Appearing before the House Financial Services subcommittee on Financial Institutions and Consumer Credit, Motley, president of the Colonial Savings FA, Fort Worth, Texas, said increased federal regulations and resulting constricted availability of credit in recent years have affected the ability of the mortgage industry to provide financial products and services to consumers and smaller lenders.
"MBA has consistently supported reasonable requirements that will prevent a reemergence of housing and market disruptions" Motley said. We believe some aspects of the Dodd-Frank Wall Street Reform and Consumer Protection Act and other statutes have made the mortgage market safer; however, in many other respects the Dodd-Frank rules have reduced the availability and affordability of mortgage credit for many American families."Motley noted today, credit availability is substantially more constrained than it has been historically.
"Regulatory uncertainty, combined with heightened enforcement risk have forced many responsible lenders to reconsider their ability to lend to the full extent of the credit box," Motley said. "These decisions ultimately impact the consumer, and often disproportionately impact low-to-moderate income borrowers, minorities and first-time homebuyers."
Motley said in the wake of Dodd-Frank, "the pendulum has swung too far and certain aspects of the current regulatory regime warrant review and adjustment. These changes need to be considered judiciously to balance the need for appropriate consumer protections while ensuring access to safe, sustainable mortgage credit. In this regard, we strongly urge that particular attention be given to simplifying rules, providing greater clarity and certainty, and mitigating supervisory burdens. These goals are particularly important for smaller, community lenders that may not be able to sustain excessive compliance and legal infrastructures."
Motley pointed out that while measures of mortgage credit, such as the MBA Mortgage Credit Availability Index, have shown improvements in mortgage credit availability, the index remains half of its 2004 level. At the same time, the MBA Quarterly Mortgage Performance Report notes both production and servicing expenses have substantially increased over the past 10 years.

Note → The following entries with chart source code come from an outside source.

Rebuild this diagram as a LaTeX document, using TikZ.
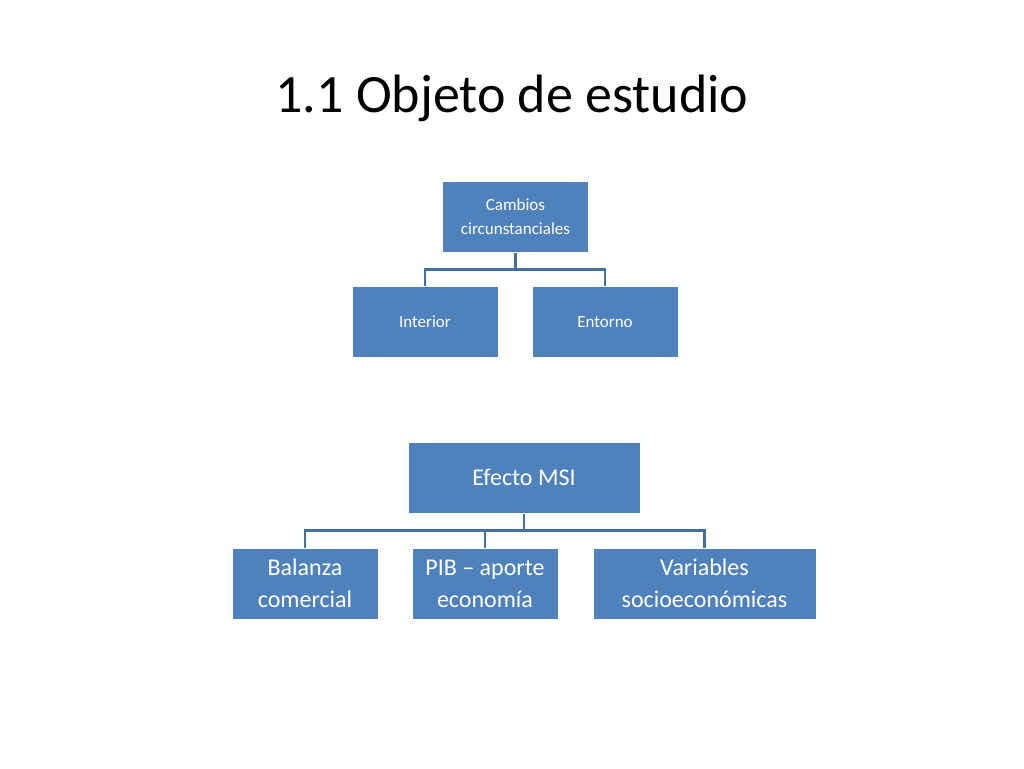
\documentclass[tikz,border=0pt]{standalone}
\usepackage{fontspec}
\setmainfont{Carlito}
\usetikzlibrary{positioning}
\definecolor{boxblue}{HTML}{4F81BD}
\definecolor{lineblue}{HTML}{41719C}

\begin{document}
\begin{tikzpicture}[x=1pt, y=-1pt]
    \tikzstyle{block} = [rectangle, fill=boxblue, draw=white, line width=1pt,
        text=white, align=center, minimum width=146pt, minimum height=71pt, inner sep=1pt]
    \tikzstyle{line} = [draw=lineblue, line width=2.5pt]
    \useasboundingbox (0,0) rectangle (1024,768);

    \node [font=\fontsize{54}{60}\selectfont] (title) at (512,98) {1.1 Objeto de estudio};

    \node [block, font=\fontsize{17}{24}\selectfont] (cambios) at (515.5,216.5) {Cambios\\circunstanciales};
    \node [block, font=\fontsize{17}{24}\selectfont] (interior) at (425,322) {Interior};
    \node [block, font=\fontsize{17}{24}\selectfont] (entorno) at (605,322) {Entorno};

    \node [block, minimum width=232pt, font=\fontsize{24}{32}\selectfont] (efecto) at (524,477.5) {Efecto MSI};
    \node [block, font=\fontsize{24}{32}\selectfont] (balanza) at (305,583.5) {Balanza\\comercial};
    \node [block, font=\fontsize{24}{32}\selectfont] (pib) at (485,583.5) {PIB -- aporte\\economía};
    \node [block, minimum width=223pt, font=\fontsize{24}{32}\selectfont] (variables) at (704.5,583.5) {Variables\\socioeconómicas};

    \path [line] (cambios.south) -- ++(0,17) -| (interior.north);
    \path [line] (cambios.south) -- ++(0,17) -| (entorno.north);
    \path [line] (efecto.south) -- ++(0,17) -| (balanza.north);
    \path [line] (efecto.south) -- ++(0,17) -| (pib.north);
    \path [line] (efecto.south) -- ++(0,17) -| (variables.north);
\end{tikzpicture}
\end{document}
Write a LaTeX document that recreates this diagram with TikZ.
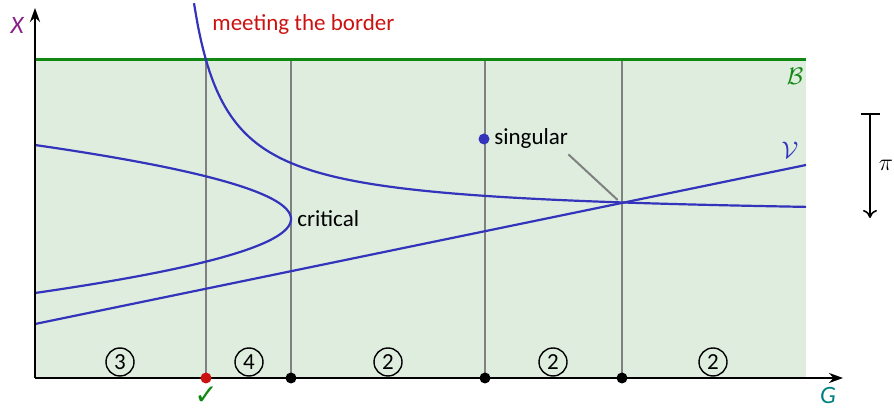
\documentclass[tikz,border=0pt]{standalone}
\usepackage{fontspec}
\setmainfont{Carlito}
\newfontfamily\symfont{DejaVu Sans}
\usetikzlibrary{arrows.meta}
\definecolor{curveblue}{RGB}{51,51,187}
\definecolor{bordergreen}{RGB}{17,136,17}
\definecolor{regionfill}{RGB}{222,237,222}
\definecolor{linegray}{RGB}{128,128,128}
\definecolor{borderred}{RGB}{204,17,17}
\definecolor{axispurple}{RGB}{136,34,136}
\definecolor{axisteal}{RGB}{0,128,128}
\tikzset{
  axisline/.style={line width=1.2pt,-{Stealth[length=7pt,width=5pt]}},
  curve/.style={curveblue,line width=1.1pt},
  fibre/.style={linegray,line width=1pt},
  countbox/.style={circle,draw,line width=0.7pt,minimum size=14pt,inner sep=0pt,font=\fontsize{11.5}{13}\selectfont},
  txt/.style={font=\fontsize{11.5}{13}\selectfont,inner sep=0pt},
  dotmark/.style={circle,fill,inner sep=0pt,minimum size=5.5pt}
}
\begin{document}
\begin{tikzpicture}[x=0.5pt,y=-0.5pt]
\useasboundingbox (0,0) rectangle (894,410);
% region
\fill[regionfill] (35,60) rectangle (806,378);
\coordinate (O) at (35,378);
\coordinate (xend) at (843,378);
\coordinate (yend) at (35,8);
\coordinate (Btl) at (35,60);
\coordinate (Btr) at (806,60);
% vertical fibres
\foreach \x/\n in {206/a,291/b,485/c,622/d}{
  \coordinate (top\n) at (\x,60);
  \coordinate (bot\n) at (\x,378);
  \draw[fibre] (top\n) -- (bot\n);
}
% border
\draw[bordergreen,line width=1.5pt] (Btl) -- (Btr);
% curves
\draw[curve] plot[domain=194:806,samples=160,smooth] (\x,{218-7173/(\x-160.6)});
\draw[curve] plot[domain=-74:74,samples=80,smooth,variable=\t] ({291-0.04675*(\t)*(\t)},{219+\t});
\coordinate (L1) at (35,324);
\coordinate (L2) at (806,165);
\draw[curve] (L1) -- (L2);
% axes
\draw[axisline] (O) -- (xend);
\draw[axisline] (O) -- (yend);
% dots on axis
\node[dotmark,fill=borderred] (da) at (206,378) {};
\node[dotmark] (db) at (291,378) {};
\node[dotmark] (dc) at (485,378) {};
\node[dotmark] (dd) at (622,378) {};
% singular point
\node[dotmark,fill=curveblue] (sp) at (484,139) {};
\node[txt,anchor=west] (sing) at (494,138) {singular};
\coordinate (P) at (622,204);
\draw[linegray,line width=1pt,shorten >=3pt] ([xshift=0pt,yshift=-3pt]sing.south east) -- (P);
% labels
\node[txt,anchor=west] (crit) at (297,219) {critical};
\node[txt,anchor=west,text=borderred] (meet) at (212,25) {meeting the border};
\node[txt,text=axispurple,font=\fontsize{12.5}{14}\selectfont\itshape] (xl) at (17,25) {X};
\node[txt,text=axisteal,font=\fontsize{12.5}{14}\selectfont\itshape] (gl) at (828,395) {G};
\node[txt,text=bordergreen] (bl) at (795,76) {$\mathcal{B}$};
\node[txt,text=curveblue] (vl) at (790,150) {$\mathcal{V}$};
\node[txt,text=bordergreen,font=\fontsize{14}{15}\selectfont\symfont] (ck) at (206,396) {✓};
% counts
\node[countbox] (c1) at (120,362) {3};
\node[countbox] (c2) at (249,362) {4};
\node[countbox] (c3) at (388,362) {2};
\node[countbox] (c4) at (553,362) {2};
\node[countbox] (c5) at (713,362) {2};
% projection arrow
\coordinate (pt) at (870,113);
\coordinate (pb) at (870,218);
\draw[line width=0.8pt,{Bar[width=9.5pt]}-{To[length=4pt,width=7pt]}] (pt) -- (pb);
\node[txt] (pil) at (886,165) {$\pi$};
\end{tikzpicture}
\end{document}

"These soaring production and servicing costs are, to a large degree, a consequence of a new legal and regulatory landscape for mortgage lending," Motley said. "The Dodd-Frank Act charged several key regulators with drafting a number of significant and complex rules that impacted almost every facet of the mortgage industry. Most of these rules have already been implemented or are in the process of being implemented. Unfortunately, many of these rules were also drafted and implemented unevenly creating the need for additional clarifying rules and guidance or even considerable revision."
Additionally, Motley said while the Consumer Financial Protection Bureau is empowered with significant rulemaking authority, its approach to redirecting behavior in the marketplace has relied heavily on enforcement actions.
"For most financial institutions these actions have resulted in tremendous uncertainty about where and to what extent legal and reputational risks exist," Motley said. "Too often it is unclear how the CFPB interprets a particular statute until an enforcement action, or even multiple enforcement actions, have occurred. Rather than responding proactively to a rule or guidance, financial institutions can only pay for considerably more counsel and compliance advice and hope they are not used to exemplify non-compliant behavior. These costs are particularly burdensome to smaller lenders."
MBA offered several recommendations to remove or diminish many of the regulatory impediments that are too restrictive or complex:
--Ability to Repay and Qualified Mortgages. MBA believes the ATR rule and QM standards must be improved and we continue to work with policymakers, including the CFPB, to responsibly widen the credit box, including expanding the Safe Harbor, increasing the small loan definition; establish alternatives to Appendix Q; broaden right to cure for DTI and other technical errors; revise the Points and Fees Definition; and replace the patch and the default QM.
--Servicing Market Regulations. MBA believes mortgage servicing market regulations would benefit from review under President Trump's recent Executive Order's direction to "make regulation efficient, effective, and appropriately tailored." Coordination among federal agencies and streamlining of existing regulations would go a long way toward lowering costs and increasing the availability of credit.
--Additional Authoritative Guidance and Clarity Needed in Key Areas. MBA supports congressional action to require the CFPB to develop an appropriate framework with public comment for its issuance of rules, policies, and supervisory guidance. "This would include criteria for issuing rules, commentary, supervisory memoranda or compliance Bulletins to put the industry on notice regarding supervisory expectations on what the CFPB regards as illegal practices," Motley said.
--Home Mortgage Disclosure Act. "While we appreciate that the CFPB has recognized the problem of potential harm to privacy by virtue of the public disclosure of HMDA data and has committed to engaging in a public discussion about these issues, MBA believes nonbank mortgage lenders play a key role in the mortgage marketplace," Motley said.
--FHA. Reforms to FHA servicing are necessary to add cost certainty and reduce operational inefficiencies. Such reforms should include: 1. Direct conveyance of foreclosed FHA properties; 2. A unified timeline for FHA servicing process rather than three separate milestones. 3. Streamline FHA loss mitigation processes.
--Government Housing Resources. MBA urged Congress to ensure that the FHA, VA and Ginnie Mae programs operate as 21st century programs."No matter how well-intentioned rules and enforcement may be, we are concerned that key rules and practices are unduly restricting credit opportunities for qualified borrowers," Motley said.
The subcommittee hearing, The State of Bank Lending in America, also featured testimony from Scott Heitkamp, President and CEO of ValueBank Texas, on behalf of the Independent Community Bankers of America; Holly Wade, Director of Research and Policy Analysis with the National Federation of Independent Businesses; and Michael Calhoun, President of the Center for Responsible Lending.